**SOURCE MATERIAL**
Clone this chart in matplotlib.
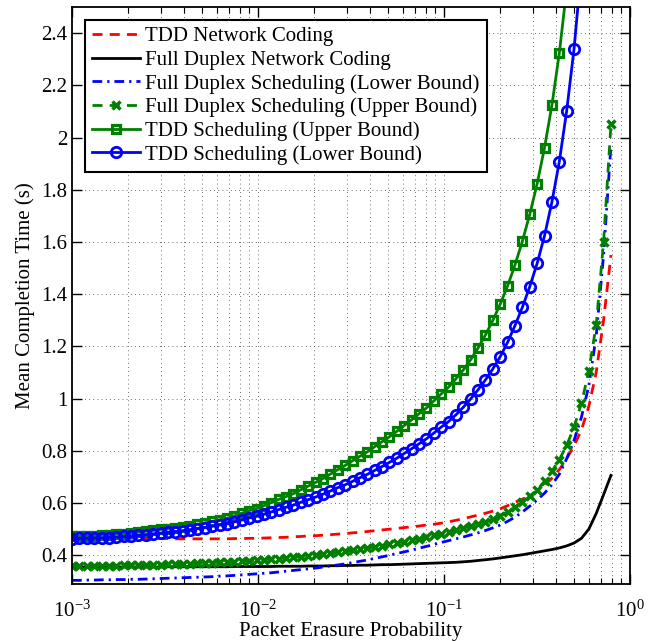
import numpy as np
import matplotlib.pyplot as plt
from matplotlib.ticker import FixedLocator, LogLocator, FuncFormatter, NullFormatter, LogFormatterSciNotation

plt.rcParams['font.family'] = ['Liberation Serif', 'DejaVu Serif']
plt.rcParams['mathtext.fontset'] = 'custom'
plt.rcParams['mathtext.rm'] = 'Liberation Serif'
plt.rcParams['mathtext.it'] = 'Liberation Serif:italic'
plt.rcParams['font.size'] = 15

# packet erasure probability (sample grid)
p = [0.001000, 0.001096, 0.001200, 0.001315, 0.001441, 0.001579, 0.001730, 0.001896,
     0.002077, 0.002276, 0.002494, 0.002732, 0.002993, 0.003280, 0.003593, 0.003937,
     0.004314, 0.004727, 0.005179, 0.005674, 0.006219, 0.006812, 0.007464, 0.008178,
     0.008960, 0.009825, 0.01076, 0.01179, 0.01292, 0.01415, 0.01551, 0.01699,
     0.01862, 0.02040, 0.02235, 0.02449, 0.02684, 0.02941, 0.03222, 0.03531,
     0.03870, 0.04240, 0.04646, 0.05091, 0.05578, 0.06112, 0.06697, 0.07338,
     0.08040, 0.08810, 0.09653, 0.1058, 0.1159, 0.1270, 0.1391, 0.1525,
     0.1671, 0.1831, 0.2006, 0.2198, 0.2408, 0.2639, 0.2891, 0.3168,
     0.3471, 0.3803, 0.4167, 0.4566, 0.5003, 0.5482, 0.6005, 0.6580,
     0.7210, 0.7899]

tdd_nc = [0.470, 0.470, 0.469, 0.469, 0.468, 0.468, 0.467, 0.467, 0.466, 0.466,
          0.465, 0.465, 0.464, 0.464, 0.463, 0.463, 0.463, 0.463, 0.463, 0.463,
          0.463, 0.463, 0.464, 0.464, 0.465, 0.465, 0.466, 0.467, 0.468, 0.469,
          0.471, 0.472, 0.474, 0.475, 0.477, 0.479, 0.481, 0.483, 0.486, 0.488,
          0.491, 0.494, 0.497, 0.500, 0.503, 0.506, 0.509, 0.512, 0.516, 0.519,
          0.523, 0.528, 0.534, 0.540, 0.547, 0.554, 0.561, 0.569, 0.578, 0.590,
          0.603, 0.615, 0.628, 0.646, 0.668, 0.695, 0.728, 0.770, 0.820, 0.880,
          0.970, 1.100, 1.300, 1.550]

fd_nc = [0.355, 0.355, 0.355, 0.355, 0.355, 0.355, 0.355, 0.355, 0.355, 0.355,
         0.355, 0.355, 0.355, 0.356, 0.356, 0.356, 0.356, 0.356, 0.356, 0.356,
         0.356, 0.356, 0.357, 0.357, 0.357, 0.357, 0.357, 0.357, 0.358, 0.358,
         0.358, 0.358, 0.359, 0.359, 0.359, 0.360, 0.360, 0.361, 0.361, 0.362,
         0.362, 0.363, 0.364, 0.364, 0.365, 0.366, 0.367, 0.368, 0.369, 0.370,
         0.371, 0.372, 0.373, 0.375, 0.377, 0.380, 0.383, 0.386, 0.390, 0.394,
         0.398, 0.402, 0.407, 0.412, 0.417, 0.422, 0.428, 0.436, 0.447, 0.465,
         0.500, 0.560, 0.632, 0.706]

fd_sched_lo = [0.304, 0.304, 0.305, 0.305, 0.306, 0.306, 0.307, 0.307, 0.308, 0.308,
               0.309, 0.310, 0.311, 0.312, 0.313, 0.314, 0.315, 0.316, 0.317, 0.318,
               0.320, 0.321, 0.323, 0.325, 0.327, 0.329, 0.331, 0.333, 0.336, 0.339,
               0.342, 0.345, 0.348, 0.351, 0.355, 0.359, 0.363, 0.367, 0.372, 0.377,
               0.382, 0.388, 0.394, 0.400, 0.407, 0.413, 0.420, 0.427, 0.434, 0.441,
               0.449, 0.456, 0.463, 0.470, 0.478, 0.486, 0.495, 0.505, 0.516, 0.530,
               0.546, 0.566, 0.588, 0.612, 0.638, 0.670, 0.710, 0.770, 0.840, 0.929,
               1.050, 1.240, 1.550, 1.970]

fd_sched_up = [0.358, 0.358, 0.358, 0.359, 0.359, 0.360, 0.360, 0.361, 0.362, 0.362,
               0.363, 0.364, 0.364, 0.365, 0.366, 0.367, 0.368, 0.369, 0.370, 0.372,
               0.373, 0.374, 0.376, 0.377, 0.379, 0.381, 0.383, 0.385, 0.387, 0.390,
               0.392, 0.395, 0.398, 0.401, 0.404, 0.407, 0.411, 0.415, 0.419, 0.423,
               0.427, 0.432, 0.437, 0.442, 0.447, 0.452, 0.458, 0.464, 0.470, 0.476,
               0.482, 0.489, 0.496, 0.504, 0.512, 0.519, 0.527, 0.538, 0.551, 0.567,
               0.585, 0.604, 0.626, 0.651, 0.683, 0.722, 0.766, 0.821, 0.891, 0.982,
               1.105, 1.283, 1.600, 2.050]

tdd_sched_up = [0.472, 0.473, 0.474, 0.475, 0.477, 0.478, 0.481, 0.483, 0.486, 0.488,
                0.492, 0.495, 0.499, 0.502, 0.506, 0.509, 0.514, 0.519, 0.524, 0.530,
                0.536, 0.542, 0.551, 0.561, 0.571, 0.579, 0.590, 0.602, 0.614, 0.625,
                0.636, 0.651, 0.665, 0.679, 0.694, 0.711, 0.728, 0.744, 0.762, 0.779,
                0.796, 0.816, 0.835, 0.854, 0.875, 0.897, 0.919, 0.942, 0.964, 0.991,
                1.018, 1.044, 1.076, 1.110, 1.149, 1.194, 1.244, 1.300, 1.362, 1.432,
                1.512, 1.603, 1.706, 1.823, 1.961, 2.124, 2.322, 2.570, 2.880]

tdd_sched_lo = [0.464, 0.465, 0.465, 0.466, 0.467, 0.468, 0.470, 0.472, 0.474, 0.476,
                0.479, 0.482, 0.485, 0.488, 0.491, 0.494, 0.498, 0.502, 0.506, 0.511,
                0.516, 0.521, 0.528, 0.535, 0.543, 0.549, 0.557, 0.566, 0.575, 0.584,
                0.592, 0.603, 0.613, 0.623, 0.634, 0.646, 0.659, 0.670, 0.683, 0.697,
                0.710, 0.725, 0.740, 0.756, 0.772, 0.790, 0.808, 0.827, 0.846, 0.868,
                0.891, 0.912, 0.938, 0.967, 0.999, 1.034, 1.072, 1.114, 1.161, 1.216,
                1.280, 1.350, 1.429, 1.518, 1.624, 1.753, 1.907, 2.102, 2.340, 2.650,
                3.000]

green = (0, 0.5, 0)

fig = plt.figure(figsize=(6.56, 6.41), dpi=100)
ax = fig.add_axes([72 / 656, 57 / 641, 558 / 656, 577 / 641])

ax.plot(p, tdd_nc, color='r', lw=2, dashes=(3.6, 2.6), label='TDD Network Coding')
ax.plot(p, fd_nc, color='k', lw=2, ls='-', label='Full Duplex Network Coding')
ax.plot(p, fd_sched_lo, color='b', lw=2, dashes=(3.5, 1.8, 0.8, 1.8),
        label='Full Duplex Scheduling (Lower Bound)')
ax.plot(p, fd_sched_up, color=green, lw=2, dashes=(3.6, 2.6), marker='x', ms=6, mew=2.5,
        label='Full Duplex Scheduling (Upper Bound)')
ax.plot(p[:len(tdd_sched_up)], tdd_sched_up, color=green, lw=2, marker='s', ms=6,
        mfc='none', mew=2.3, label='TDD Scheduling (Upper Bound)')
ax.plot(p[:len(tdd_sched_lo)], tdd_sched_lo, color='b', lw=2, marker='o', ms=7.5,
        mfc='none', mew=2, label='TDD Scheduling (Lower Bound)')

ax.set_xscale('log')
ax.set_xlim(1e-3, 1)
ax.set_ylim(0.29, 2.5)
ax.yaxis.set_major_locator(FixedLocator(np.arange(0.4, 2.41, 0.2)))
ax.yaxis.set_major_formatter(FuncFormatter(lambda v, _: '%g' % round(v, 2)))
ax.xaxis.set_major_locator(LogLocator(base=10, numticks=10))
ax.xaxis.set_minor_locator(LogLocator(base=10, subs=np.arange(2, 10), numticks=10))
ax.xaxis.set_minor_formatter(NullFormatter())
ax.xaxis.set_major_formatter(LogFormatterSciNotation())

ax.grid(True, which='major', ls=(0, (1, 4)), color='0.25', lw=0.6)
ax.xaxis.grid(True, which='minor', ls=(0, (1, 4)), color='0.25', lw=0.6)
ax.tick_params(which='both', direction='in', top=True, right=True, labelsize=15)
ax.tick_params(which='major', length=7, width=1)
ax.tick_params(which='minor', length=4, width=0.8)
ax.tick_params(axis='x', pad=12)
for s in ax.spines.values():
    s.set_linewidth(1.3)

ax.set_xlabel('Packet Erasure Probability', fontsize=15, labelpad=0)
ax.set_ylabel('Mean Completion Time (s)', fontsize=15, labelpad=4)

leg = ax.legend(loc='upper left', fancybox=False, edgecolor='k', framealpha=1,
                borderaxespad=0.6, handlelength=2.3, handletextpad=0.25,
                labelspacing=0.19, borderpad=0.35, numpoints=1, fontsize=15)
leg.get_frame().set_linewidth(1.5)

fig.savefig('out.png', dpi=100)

**YOUR TASK**
Please reproduce the listing exactly from its opening line through the line that contains "plt.rcParams['font.size'] = 15", both included, with all pictures omitted.

**ANSWER FOR THE TASK**
Clone this chart in matplotlib.
import numpy as np
import matplotlib.pyplot as plt
from matplotlib.ticker import FixedLocator, LogLocator, FuncFormatter, NullFormatter, LogFormatterSciNotation

plt.rcParams['font.family'] = ['Liberation Serif', 'DejaVu Serif']
plt.rcParams['mathtext.fontset'] = 'custom'
plt.rcParams['mathtext.rm'] = 'Liberation Serif'
plt.rcParams['mathtext.it'] = 'Liberation Serif:italic'
plt.rcParams['font.size'] = 15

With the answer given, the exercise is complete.